Introduction

SPI is a simple yet very common protocol used for communication between logic systems.

It uses only three shared digital lines: SCK (clock signal), MISO (Master-In-Slave-Out) and MOSI (Master-Out-Slave-In) to transmit serial data. An additional fourth signal called CS (Chip Select) is required for each individual slave device.

The CS signal is used to "select" the chip that should listen for communication. Master sends data on MOSI while slaves send data on MISO.

You can find more information about the protocol itself on Wikipedia.

Dooba provides an 'spi' library that you can use to easily communicate with devices using this technology.

How to use

First, we need to add the 'spi' library to our dependencies in dfe.conf:

name: example_app
type: app
mmcu: atmega1284p
freq: 10000000
deps:
  - spi

Initialization

Before we can communicate, we need to initialize the library. If we're using the substrate, this is as trivial as adding the following to our 'substrate' file:

# Use SPI
uses :spi

If, however, we want to do this without substrate, we can do it manually from our C code:

#include <spi/spi.h>

void main()
{
    // Initialize SPI Subsystem
    spi_init();

    // ...
}

Basic communication

Because SPI is a "full-duplex" protocol (separate MOSI / MISO lines), all transfers are inherently bi-directional. This means that for every byte that we send out, we also receive one byte at the same time.

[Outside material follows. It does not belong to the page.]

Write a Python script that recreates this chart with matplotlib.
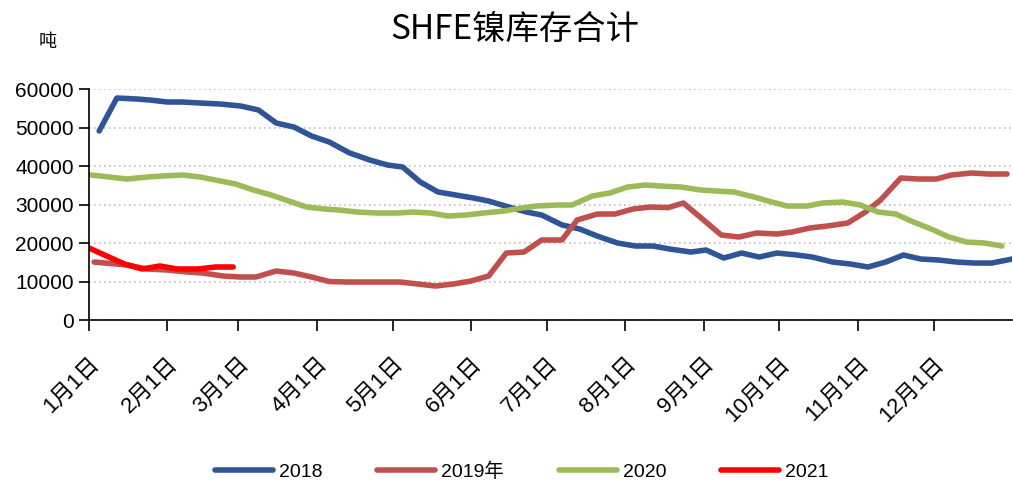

The most basic way to exchange information is through the following, which will send the byte provided as argument, and return the byte that was received:

// Perform I/O
uint8_t spi_io(uint8_t d);

Some helper methods are also provided to facilitate large transfers:

// Fast Transmit
void spi_tx(void *d, uint16_t s);

// Fast Transmit - Single Byte
void spi_tx_s(uint8_t d, uint16_t s);

// Fast Receive
void spi_rx(void *d, uint16_t s);

Just don't forget to toggle the 'CS' signal for the appropriate chip!